EXERCISE BRIEF —
Reproduce the listing below exactly. Pictures do not belong in the copy.

········

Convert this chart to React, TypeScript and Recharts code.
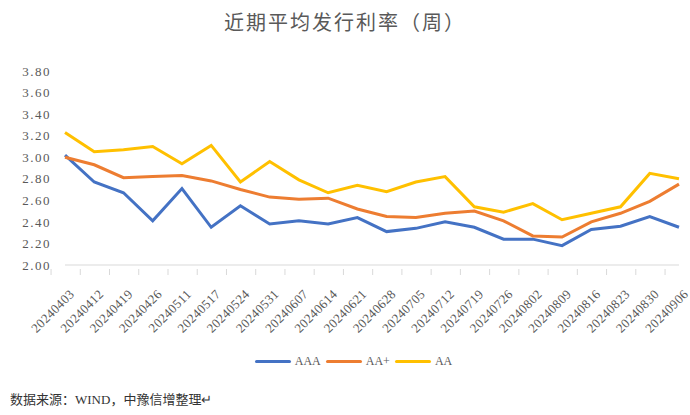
import { LineChart, Line, XAxis, YAxis, Legend } from 'recharts';

const dates = [
  '20240403', '20240412', '20240419', '20240426', '20240511', '20240517',
  '20240524', '20240531', '20240607', '20240614', '20240621', '20240628',
  '20240705', '20240712', '20240719', '20240726', '20240802', '20240809',
  '20240816', '20240823', '20240830', '20240906'
];
const aaa = [
  3.02, 2.77, 2.67, 2.41, 2.71, 2.35, 2.55, 2.38, 2.41, 2.38, 2.44,
  2.31, 2.34, 2.40, 2.35, 2.24, 2.24, 2.18, 2.33, 2.36, 2.45, 2.35
];
const aaPlus = [
  3.00, 2.93, 2.81, 2.82, 2.83, 2.78, 2.70, 2.63, 2.61, 2.62, 2.52,
  2.45, 2.44, 2.48, 2.50, 2.41, 2.27, 2.26, 2.40, 2.48, 2.59, 2.75
];
const aa = [
  3.23, 3.05, 3.07, 3.10, 2.94, 3.11, 2.77, 2.96, 2.79, 2.67, 2.74,
  2.68, 2.77, 2.82, 2.54, 2.49, 2.57, 2.42, 2.48, 2.54, 2.85, 2.80
];
const yTicks = [2.0, 2.2, 2.4, 2.6, 2.8, 3.0, 3.2, 3.4, 3.6, 3.8];
const seriesNames = ['AAA', 'AA+', 'AA'];
const seriesColors = ['#4472C4', '#ED7D31', '#FFC000'];

const data = dates.map((d, i) => ({ date: d, AAA: aaa[i], 'AA+': aaPlus[i], AA: aa[i] }));

const font = "'Liberation Serif', 'Noto Sans CJK SC', serif";
const grey = '#595959';

const DateTick = (props: any) => {
  const { x, y, payload, index } = props;
  const half = 13.95;
  return (
    <g>
      <line x1={x - half} y1={y - 4} x2={x - half} y2={y + 2} stroke='#d9d9d9' />
      {index === dates.length - 1 && (
        <line x1={x + half} y1={y - 4} x2={x + half} y2={y + 2} stroke='#d9d9d9' />
      )}
      <g transform={`translate(${x + 10},${y + 22})`}>
        <text transform='rotate(-45)' textAnchor='end' fill={grey} fontSize={13} fontFamily={font} letterSpacing={0.3}>
          {payload.value}
        </text>
      </g>
    </g>
  );
};

const LegendBox = () => (
  <div style={{ display: 'flex', justifyContent: 'center', paddingLeft: 22, fontFamily: font, fontSize: 12, color: grey }}>
    {seriesNames.map((n, i) => (
      <span key={n} style={{ display: 'inline-flex', alignItems: 'center', marginRight: 5 }}>
        <span style={{ display: 'inline-block', width: 36, height: 3, borderRadius: 2, background: seriesColors[i], marginRight: 4 }} />
        {n}
      </span>
    ))}
  </div>
);

export default function App() {
  return (
    <div style={{ position: 'absolute', left: 0, top: 0, width: 690, height: 415, background: '#fff' }}>
      <div style={{ position: 'absolute', top: 7, width: 690, textAlign: 'center', fontFamily: font, fontSize: 20, color: grey, letterSpacing: 2 }}>
        近期平均发行利率（周）
      </div>
      <LineChart width={690} height={415} data={data} margin={{ top: 71, right: 11, left: 0, bottom: 55 }}>
        <XAxis
          dataKey='date'
          interval={0}
          height={80}
          tickLine={false}
          axisLine={{ stroke: '#d9d9d9' }}
          tick={<DateTick />}
        />
        <YAxis
          domain={[2, 3.8]}
          ticks={yTicks}
          interval={0}
          width={65}
          axisLine={false}
          tickLine={false}
          tickFormatter={(v: number) => v.toFixed(2)}
          tick={{ fill: grey, fontSize: 13, fontFamily: font, letterSpacing: 1.5 }}
          tickMargin={8}
        />
        <Legend content={<LegendBox />} wrapperStyle={{ top: 354, left: 0, width: 690 }} />
        {seriesNames.map((n, i) => (
          <Line key={n} dataKey={n} stroke={seriesColors[i]} strokeWidth={3} dot={false} isAnimationActive={false} />
        ))}
      </LineChart>
      <div style={{ position: 'absolute', left: 10, top: 389, fontFamily: font, fontSize: 13, color: '#333' }}>
        数据来源：WIND，中豫信增整理↵
      </div>
    </div>
  );
}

········

TASK RESULT —
Convert this chart to React, TypeScript and Recharts code.
import { LineChart, Line, XAxis, YAxis, Legend } from 'recharts';

const dates = [
  '20240403', '20240412', '20240419', '20240426', '20240511', '20240517',
  '20240524', '20240531', '20240607', '20240614', '20240621', '20240628',
  '20240705', '20240712', '20240719', '20240726', '20240802', '20240809',
  '20240816', '20240823', '20240830', '20240906'
];
const aaa = [
  3.02, 2.77, 2.67, 2.41, 2.71, 2.35, 2.55, 2.38, 2.41, 2.38, 2.44,
  2.31, 2.34, 2.40, 2.35, 2.24, 2.24, 2.18, 2.33, 2.36, 2.45, 2.35
];
const aaPlus = [
  3.00, 2.93, 2.81, 2.82, 2.83, 2.78, 2.70, 2.63, 2.61, 2.62, 2.52,
  2.45, 2.44, 2.48, 2.50, 2.41, 2.27, 2.26, 2.40, 2.48, 2.59, 2.75
];
const aa = [
  3.23, 3.05, 3.07, 3.10, 2.94, 3.11, 2.77, 2.96, 2.79, 2.67, 2.74,
  2.68, 2.77, 2.82, 2.54, 2.49, 2.57, 2.42, 2.48, 2.54, 2.85, 2.80
];
const yTicks = [2.0, 2.2, 2.4, 2.6, 2.8, 3.0, 3.2, 3.4, 3.6, 3.8];
const seriesNames = ['AAA', 'AA+', 'AA'];
const seriesColors = ['#4472C4', '#ED7D31', '#FFC000'];

const data = dates.map((d, i) => ({ date: d, AAA: aaa[i], 'AA+': aaPlus[i], AA: aa[i] }));

const font = "'Liberation Serif', 'Noto Sans CJK SC', serif";
const grey = '#595959';

const DateTick = (props: any) => {
  const { x, y, payload, index } = props;
  const half = 13.95;
  return (
    <g>
      <line x1={x - half} y1={y - 4} x2={x - half} y2={y + 2} stroke='#d9d9d9' />
      {index === dates.length - 1 && (
        <line x1={x + half} y1={y - 4} x2={x + half} y2={y + 2} stroke='#d9d9d9' />
      )}
      <g transform={`translate(${x + 10},${y + 22})`}>
        <text transform='rotate(-45)' textAnchor='end' fill={grey} fontSize={13} fontFamily={font} letterSpacing={0.3}>
          {payload.value}
        </text>
      </g>
    </g>
  );
};

const LegendBox = () => (
  <div style={{ display: 'flex', justifyContent: 'center', paddingLeft: 22, fontFamily: font, fontSize: 12, color: grey }}>
    {seriesNames.map((n, i) => (
      <span key={n} style={{ display: 'inline-flex', alignItems: 'center', marginRight: 5 }}>
        <span style={{ display: 'inline-block', width: 36, height: 3, borderRadius: 2, background: seriesColors[i], marginRight: 4 }} />
        {n}
      </span>
    ))}
  </div>
);

export default function App() {
  return (
    <div style={{ position: 'absolute', left: 0, top: 0, width: 690, height: 415, background: '#fff' }}>
      <div style={{ position: 'absolute', top: 7, width: 690, textAlign: 'center', fontFamily: font, fontSize: 20, color: grey, letterSpacing: 2 }}>
        近期平均发行利率（周）
      </div>
      <LineChart width={690} height={415} data={data} margin={{ top: 71, right: 11, left: 0, bottom: 55 }}>
        <XAxis
          dataKey='date'
          interval={0}
          height={80}
          tickLine={false}
          axisLine={{ stroke: '#d9d9d9' }}
          tick={<DateTick />}
        />
        <YAxis
          domain={[2, 3.8]}
          ticks={yTicks}
          interval={0}
          width={65}
          axisLine={false}
          tickLine={false}
          tickFormatter={(v: number) => v.toFixed(2)}
          tick={{ fill: grey, fontSize: 13, fontFamily: font, letterSpacing: 1.5 }}
          tickMargin={8}
        />
        <Legend content={<LegendBox />} wrapperStyle={{ top: 354, left: 0, width: 690 }} />
        {seriesNames.map((n, i) => (
          <Line key={n} dataKey={n} stroke={seriesColors[i]} strokeWidth={3} dot={false} isAnimationActive={false} />
        ))}
      </LineChart>
      <div style={{ position: 'absolute', left: 10, top: 389, fontFamily: font, fontSize: 13, color: '#333' }}>
        数据来源：WIND，中豫信增整理↵
      </div>
    </div>
  );
}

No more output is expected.